What to do: Get current with advised hedges. Wait on a corrective rebound to increase cash sales.

Hedgers: You have 15% of 2022-crop hedged in short December SRW futures at $7.83. You should be 85% sold in the cash market on 2022-crop. You should be 30% forward-priced on expected 2023-crop for harvest delivery next year.

Cash-only marketers: You should be 85% sold on 2022-crop. You should also be 30% forward-priced on expected 2023-crop production for harvest delivery next year.

 

Cotton

Price action: December cotton fell 193 points to 101.62 cents, a four-week closing low.

Fundamental analysis: Cotton futures were pressured by a strong U.S. dollar index, which posted a 20-year high for the third day in a row, and by slumping crude oil, which dropped to an eight-month low. More downbeat economic data from China also worked in favor of the cotton market bears. World Weather said drier weather in West Texas during the weekend “was welcome, and so will be the drier bias that is expected through most of this week.” Portions of the Delta and especially the southeastern states will be trending wetter this week and that may eventually raise a little concern, said the forecaster.

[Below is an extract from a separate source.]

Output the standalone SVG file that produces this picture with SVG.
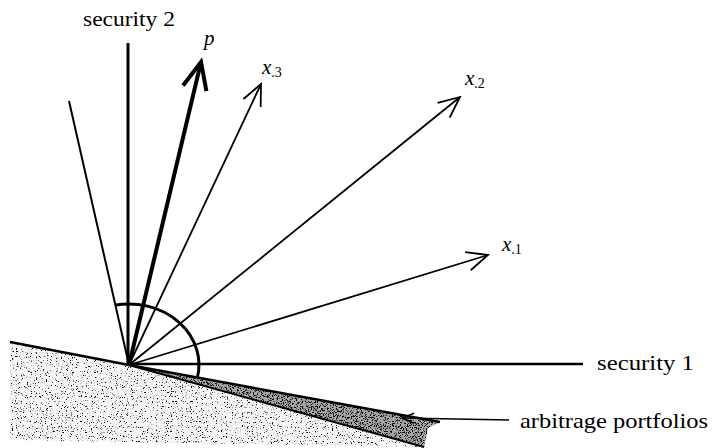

Technical analysis: Cotton futures bears have the overall near-term technical advantage. Today’s low-range close in cotton futures sets the stage for some follow-through technical selling Thursday. However, that scenario would then put the cotton market into short-term technically oversold territory and suggest a corrective bounce is due. The next upside price objective for the cotton bulls is to produce a close in December futures above technical resistance 110.00 cents. The next downside price objective for the cotton bears is to close prices below solid technical support at 100.00 cents. First resistance is seen at this week’s high of 106.00 cents and then at 107.00 cents. First support is seen at today’s low of 101.19 cents and then at 100.00 cents.

What to do: Get current with advised 2022-crop sales.

Hedgers: You should be 70% forward-priced for harvest delivery on expected 2022-crop production.

Cash-only marketers: You should be 70% forward-priced for harvest delivery on expected 2022-crop production.